• **What to work on**: Within the material below, locate the line with "Write the TikZ code for this diagram." and the line with "(0,0) rectangle (622,1153);", then return those two lines and all lines between them, exactly as written.

• **Given data**:
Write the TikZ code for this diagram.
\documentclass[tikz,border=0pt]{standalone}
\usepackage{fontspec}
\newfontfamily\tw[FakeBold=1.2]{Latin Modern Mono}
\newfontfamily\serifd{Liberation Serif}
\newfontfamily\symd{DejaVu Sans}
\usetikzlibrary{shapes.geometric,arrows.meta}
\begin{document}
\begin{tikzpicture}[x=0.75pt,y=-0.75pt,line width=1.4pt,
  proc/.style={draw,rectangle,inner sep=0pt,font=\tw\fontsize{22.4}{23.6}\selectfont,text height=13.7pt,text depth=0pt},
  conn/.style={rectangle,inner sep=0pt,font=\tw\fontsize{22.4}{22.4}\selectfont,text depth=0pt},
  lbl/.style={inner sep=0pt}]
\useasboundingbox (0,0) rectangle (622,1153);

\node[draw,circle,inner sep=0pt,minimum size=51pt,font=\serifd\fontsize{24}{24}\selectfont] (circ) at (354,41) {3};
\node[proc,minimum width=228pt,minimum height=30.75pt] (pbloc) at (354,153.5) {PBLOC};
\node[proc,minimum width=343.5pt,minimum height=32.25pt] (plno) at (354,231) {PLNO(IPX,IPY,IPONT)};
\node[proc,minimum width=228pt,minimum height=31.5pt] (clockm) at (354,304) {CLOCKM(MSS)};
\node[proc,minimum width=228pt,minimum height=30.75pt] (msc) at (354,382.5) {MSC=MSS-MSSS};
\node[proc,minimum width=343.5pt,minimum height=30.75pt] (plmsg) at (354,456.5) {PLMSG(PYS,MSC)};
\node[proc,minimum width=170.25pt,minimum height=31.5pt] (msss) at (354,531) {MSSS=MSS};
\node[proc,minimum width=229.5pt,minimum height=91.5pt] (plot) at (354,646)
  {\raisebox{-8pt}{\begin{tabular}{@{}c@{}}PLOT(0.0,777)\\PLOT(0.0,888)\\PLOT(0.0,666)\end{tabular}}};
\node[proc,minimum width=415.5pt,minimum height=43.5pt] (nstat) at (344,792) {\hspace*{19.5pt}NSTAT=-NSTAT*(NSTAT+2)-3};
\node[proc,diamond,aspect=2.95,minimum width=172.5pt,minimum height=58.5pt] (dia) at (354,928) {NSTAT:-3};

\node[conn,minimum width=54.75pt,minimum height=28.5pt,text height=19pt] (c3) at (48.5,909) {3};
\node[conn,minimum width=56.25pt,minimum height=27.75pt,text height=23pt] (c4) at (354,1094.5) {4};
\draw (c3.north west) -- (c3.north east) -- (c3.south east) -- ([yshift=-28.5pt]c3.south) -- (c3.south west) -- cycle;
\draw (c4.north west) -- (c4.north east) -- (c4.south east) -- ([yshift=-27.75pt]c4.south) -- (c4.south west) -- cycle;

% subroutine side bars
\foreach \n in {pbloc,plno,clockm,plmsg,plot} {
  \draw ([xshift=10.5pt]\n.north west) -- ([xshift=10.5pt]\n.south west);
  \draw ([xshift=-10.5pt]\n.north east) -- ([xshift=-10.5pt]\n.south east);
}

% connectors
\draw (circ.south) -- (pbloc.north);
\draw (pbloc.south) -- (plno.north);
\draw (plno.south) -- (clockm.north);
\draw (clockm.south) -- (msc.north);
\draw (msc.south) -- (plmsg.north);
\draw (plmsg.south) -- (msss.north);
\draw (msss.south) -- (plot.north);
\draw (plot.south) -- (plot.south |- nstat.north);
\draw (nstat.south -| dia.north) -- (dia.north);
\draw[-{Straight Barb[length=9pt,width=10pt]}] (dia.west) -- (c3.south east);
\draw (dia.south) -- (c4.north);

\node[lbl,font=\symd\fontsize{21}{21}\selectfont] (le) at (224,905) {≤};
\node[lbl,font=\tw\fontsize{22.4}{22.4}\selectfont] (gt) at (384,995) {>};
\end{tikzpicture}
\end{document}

==

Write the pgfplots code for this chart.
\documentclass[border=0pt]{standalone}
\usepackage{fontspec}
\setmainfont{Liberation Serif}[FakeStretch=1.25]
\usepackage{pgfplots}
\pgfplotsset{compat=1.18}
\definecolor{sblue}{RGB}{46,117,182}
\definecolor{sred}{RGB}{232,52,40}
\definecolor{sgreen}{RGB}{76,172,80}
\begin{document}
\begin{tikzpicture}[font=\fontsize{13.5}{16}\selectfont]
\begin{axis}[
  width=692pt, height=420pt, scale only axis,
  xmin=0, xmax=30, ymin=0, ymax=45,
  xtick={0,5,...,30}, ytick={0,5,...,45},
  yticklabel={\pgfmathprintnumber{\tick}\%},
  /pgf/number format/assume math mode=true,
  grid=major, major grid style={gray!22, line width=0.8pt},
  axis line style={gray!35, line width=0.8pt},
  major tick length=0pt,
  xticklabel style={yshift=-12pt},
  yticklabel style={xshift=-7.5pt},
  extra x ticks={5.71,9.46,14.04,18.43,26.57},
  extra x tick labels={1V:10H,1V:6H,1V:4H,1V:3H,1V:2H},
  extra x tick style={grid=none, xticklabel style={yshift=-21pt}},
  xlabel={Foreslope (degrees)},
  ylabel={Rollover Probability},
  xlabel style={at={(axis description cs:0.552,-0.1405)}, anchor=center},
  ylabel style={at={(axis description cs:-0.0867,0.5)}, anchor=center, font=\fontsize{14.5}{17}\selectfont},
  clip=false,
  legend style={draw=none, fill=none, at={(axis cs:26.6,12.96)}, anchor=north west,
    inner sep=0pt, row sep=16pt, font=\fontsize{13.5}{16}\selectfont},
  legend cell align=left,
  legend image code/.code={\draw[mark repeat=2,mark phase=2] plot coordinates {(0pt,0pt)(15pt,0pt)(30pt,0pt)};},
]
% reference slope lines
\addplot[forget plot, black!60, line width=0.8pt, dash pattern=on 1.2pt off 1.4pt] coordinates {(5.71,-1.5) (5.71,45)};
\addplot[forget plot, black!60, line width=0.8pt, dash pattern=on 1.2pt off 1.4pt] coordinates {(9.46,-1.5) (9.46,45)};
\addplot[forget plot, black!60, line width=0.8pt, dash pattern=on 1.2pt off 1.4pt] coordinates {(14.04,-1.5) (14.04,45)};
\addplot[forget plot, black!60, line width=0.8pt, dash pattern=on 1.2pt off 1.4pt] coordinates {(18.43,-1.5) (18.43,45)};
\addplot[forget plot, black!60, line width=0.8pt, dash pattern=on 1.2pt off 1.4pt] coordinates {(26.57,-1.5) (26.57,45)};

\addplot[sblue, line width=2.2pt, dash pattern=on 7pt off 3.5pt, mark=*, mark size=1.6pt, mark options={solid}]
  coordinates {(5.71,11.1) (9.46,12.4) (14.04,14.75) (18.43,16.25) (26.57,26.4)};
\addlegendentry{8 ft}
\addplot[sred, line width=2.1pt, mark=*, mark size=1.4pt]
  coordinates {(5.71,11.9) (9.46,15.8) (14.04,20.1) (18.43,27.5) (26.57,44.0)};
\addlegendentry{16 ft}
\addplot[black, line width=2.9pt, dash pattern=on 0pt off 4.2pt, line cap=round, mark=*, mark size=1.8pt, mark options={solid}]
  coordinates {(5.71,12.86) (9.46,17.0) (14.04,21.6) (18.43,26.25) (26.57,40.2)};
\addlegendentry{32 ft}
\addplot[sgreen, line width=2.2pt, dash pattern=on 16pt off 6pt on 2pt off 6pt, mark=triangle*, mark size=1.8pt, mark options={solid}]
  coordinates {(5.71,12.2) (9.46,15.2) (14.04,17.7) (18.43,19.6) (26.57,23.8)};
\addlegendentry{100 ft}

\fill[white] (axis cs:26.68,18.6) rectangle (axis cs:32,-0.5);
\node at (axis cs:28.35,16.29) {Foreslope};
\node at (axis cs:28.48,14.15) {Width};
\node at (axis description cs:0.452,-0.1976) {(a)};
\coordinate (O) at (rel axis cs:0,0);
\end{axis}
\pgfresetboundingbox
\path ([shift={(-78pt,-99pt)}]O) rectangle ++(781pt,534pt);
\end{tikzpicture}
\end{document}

• **Answer to the task**:
Write the TikZ code for this diagram.
\documentclass[tikz,border=0pt]{standalone}
\usepackage{fontspec}
\newfontfamily\tw[FakeBold=1.2]{Latin Modern Mono}
\newfontfamily\serifd{Liberation Serif}
\newfontfamily\symd{DejaVu Sans}
\usetikzlibrary{shapes.geometric,arrows.meta}
\begin{document}
\begin{tikzpicture}[x=0.75pt,y=-0.75pt,line width=1.4pt,
  proc/.style={draw,rectangle,inner sep=0pt,font=\tw\fontsize{22.4}{23.6}\selectfont,text height=13.7pt,text depth=0pt},
  conn/.style={rectangle,inner sep=0pt,font=\tw\fontsize{22.4}{22.4}\selectfont,text depth=0pt},
  lbl/.style={inner sep=0pt}]
\useasboundingbox (0,0) rectangle (622,1153);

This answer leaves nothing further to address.